What needs to be done ▸ Skip the images and copy each record exactly as written.

Stored rows ▸
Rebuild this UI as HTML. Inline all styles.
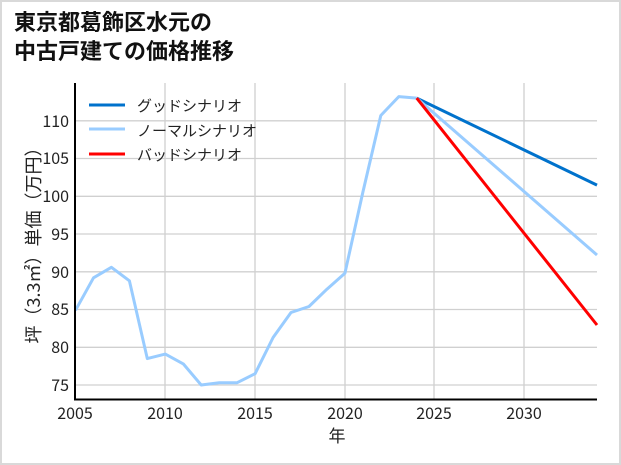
<!DOCTYPE html>
<html><head><meta charset="utf-8"><style>
html,body{margin:0;padding:0;background:#fff}
svg{display:block}
text{font-family:"Noto Sans CJK JP",sans-serif}
</style></head><body>
<svg width="621" height="465" viewBox="0 0 621 465" xmlns="http://www.w3.org/2000/svg">
<rect x="1" y="1" width="619" height="463" fill="#fff" stroke="#d9d9d9" stroke-width="2"/>
<text x="14" y="30" font-size="22" font-weight="bold" fill="#111">東京都葛飾区水元の</text>
<text x="14" y="59" font-size="22" font-weight="bold" fill="#111">中古戸建ての価格推移</text>
<g stroke="#d0d0d0" stroke-width="1.3">
<line x1="165" y1="83" x2="165" y2="399"/><line x1="255" y1="83" x2="255" y2="399"/>
<line x1="345" y1="83" x2="345" y2="399"/><line x1="434" y1="83" x2="434" y2="399"/>
<line x1="524" y1="83" x2="524" y2="399"/>
<line x1="75" y1="385" x2="597" y2="385"/><line x1="75" y1="347.3" x2="597" y2="347.3"/>
<line x1="75" y1="309.5" x2="597" y2="309.5"/><line x1="75" y1="271.8" x2="597" y2="271.8"/>
<line x1="75" y1="234" x2="597" y2="234"/><line x1="75" y1="196.3" x2="597" y2="196.3"/>
<line x1="75" y1="158.5" x2="597" y2="158.5"/><line x1="75" y1="120.8" x2="597" y2="120.8"/>
</g>
<g fill="none" stroke-width="3" stroke-linejoin="round">
<polyline stroke="#99ccff" points="75.5,310.3 93.5,277.8 111.4,267.3 129.4,280.8 147.3,358.6 165.3,354.1 183.3,363.9 201.2,385 219.2,382.7 237.1,382.7 255.1,373.7 273.1,337.5 291,312.5 309,306.5 326.9,289.2 344.9,273.3 362.8,192.5 380.8,115.5 398.8,96.6 416.7,98.1"/>
<line x1="416.7" y1="98.1" x2="597" y2="185.1" stroke="#0072cc"/>
<line x1="416.7" y1="98.1" x2="597" y2="255" stroke="#99ccff"/>
<line x1="416.7" y1="98.1" x2="597" y2="325" stroke="#ff0000"/>
</g>
<g stroke="#000" stroke-width="2"><line x1="75" y1="83" x2="75" y2="400"/><line x1="74" y1="399.5" x2="597" y2="399.5"/></g>
<g font-size="16" fill="#222" text-anchor="end">
<text x="69" y="391">75</text><text x="69" y="353">80</text><text x="69" y="315">85</text>
<text x="69" y="278">90</text><text x="69" y="240">95</text><text x="69" y="202">100</text>
<text x="69" y="164">105</text><text x="69" y="127">110</text>
</g>
<g font-size="16" fill="#222" text-anchor="middle">
<text x="75" y="419">2005</text><text x="165" y="419">2010</text><text x="255" y="419">2015</text>
<text x="345" y="419">2020</text><text x="434" y="419">2025</text><text x="524" y="419">2030</text>
<text x="337" y="442" font-size="17">年</text>
</g>
<text transform="translate(40,241) rotate(-90)" font-size="18" fill="#222" text-anchor="middle">坪（3.3㎡）単価（万円）</text>
<g stroke-width="3">
<line x1="89" y1="105" x2="125" y2="105" stroke="#0072cc"/>
<line x1="89" y1="129" x2="125" y2="129" stroke="#99ccff"/>
<line x1="89" y1="154" x2="125" y2="154" stroke="#ff0000"/>
</g>
<g font-size="15" fill="#222">
<text x="137" y="111">グッドシナリオ</text>
<text x="137" y="136">ノーマルシナリオ</text>
<text x="137" y="160">バッドシナリオ</text>
</g>
</svg>
</body></html>
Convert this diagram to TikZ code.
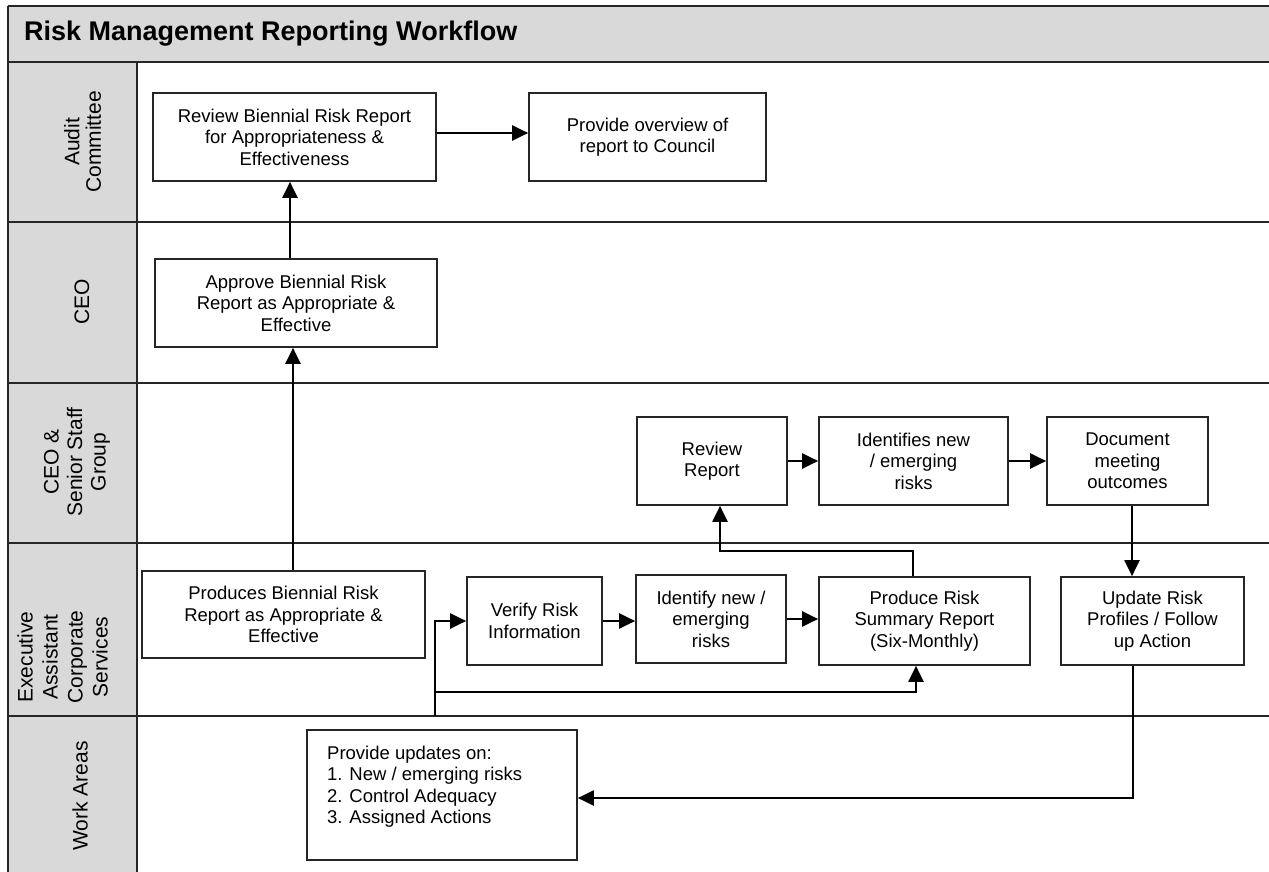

Exercise result ▸
Rebuild this UI as HTML. Inline all styles.
<!DOCTYPE html>
<html><head><meta charset="utf-8"><style>
html,body{margin:0;padding:0;background:#fff}
svg{display:block}
text{font-family:"Noto Sans CJK JP",sans-serif}
</style></head><body>
<svg width="621" height="465" viewBox="0 0 621 465" xmlns="http://www.w3.org/2000/svg">
<rect x="1" y="1" width="619" height="463" fill="#fff" stroke="#d9d9d9" stroke-width="2"/>
<text x="14" y="30" font-size="22" font-weight="bold" fill="#111">東京都葛飾区水元の</text>
<text x="14" y="59" font-size="22" font-weight="bold" fill="#111">中古戸建ての価格推移</text>
<g stroke="#d0d0d0" stroke-width="1.3">
<line x1="165" y1="83" x2="165" y2="399"/><line x1="255" y1="83" x2="255" y2="399"/>
<line x1="345" y1="83" x2="345" y2="399"/><line x1="434" y1="83" x2="434" y2="399"/>
<line x1="524" y1="83" x2="524" y2="399"/>
<line x1="75" y1="385" x2="597" y2="385"/><line x1="75" y1="347.3" x2="597" y2="347.3"/>
<line x1="75" y1="309.5" x2="597" y2="309.5"/><line x1="75" y1="271.8" x2="597" y2="271.8"/>
<line x1="75" y1="234" x2="597" y2="234"/><line x1="75" y1="196.3" x2="597" y2="196.3"/>
<line x1="75" y1="158.5" x2="597" y2="158.5"/><line x1="75" y1="120.8" x2="597" y2="120.8"/>
</g>
<g fill="none" stroke-width="3" stroke-linejoin="round">
<polyline stroke="#99ccff" points="75.5,310.3 93.5,277.8 111.4,267.3 129.4,280.8 147.3,358.6 165.3,354.1 183.3,363.9 201.2,385 219.2,382.7 237.1,382.7 255.1,373.7 273.1,337.5 291,312.5 309,306.5 326.9,289.2 344.9,273.3 362.8,192.5 380.8,115.5 398.8,96.6 416.7,98.1"/>
<line x1="416.7" y1="98.1" x2="597" y2="185.1" stroke="#0072cc"/>
<line x1="416.7" y1="98.1" x2="597" y2="255" stroke="#99ccff"/>
<line x1="416.7" y1="98.1" x2="597" y2="325" stroke="#ff0000"/>
</g>
<g stroke="#000" stroke-width="2"><line x1="75" y1="83" x2="75" y2="400"/><line x1="74" y1="399.5" x2="597" y2="399.5"/></g>
<g font-size="16" fill="#222" text-anchor="end">
<text x="69" y="391">75</text><text x="69" y="353">80</text><text x="69" y="315">85</text>
<text x="69" y="278">90</text><text x="69" y="240">95</text><text x="69" y="202">100</text>
<text x="69" y="164">105</text><text x="69" y="127">110</text>
</g>
<g font-size="16" fill="#222" text-anchor="middle">
<text x="75" y="419">2005</text><text x="165" y="419">2010</text><text x="255" y="419">2015</text>
<text x="345" y="419">2020</text><text x="434" y="419">2025</text><text x="524" y="419">2030</text>
<text x="337" y="442" font-size="17">年</text>
</g>
<text transform="translate(40,241) rotate(-90)" font-size="18" fill="#222" text-anchor="middle">坪（3.3㎡）単価（万円）</text>
<g stroke-width="3">
<line x1="89" y1="105" x2="125" y2="105" stroke="#0072cc"/>
<line x1="89" y1="129" x2="125" y2="129" stroke="#99ccff"/>
<line x1="89" y1="154" x2="125" y2="154" stroke="#ff0000"/>
</g>
<g font-size="15" fill="#222">
<text x="137" y="111">グッドシナリオ</text>
<text x="137" y="136">ノーマルシナリオ</text>
<text x="137" y="160">バッドシナリオ</text>
</g>
</svg>
</body></html>
Convert this diagram to TikZ code.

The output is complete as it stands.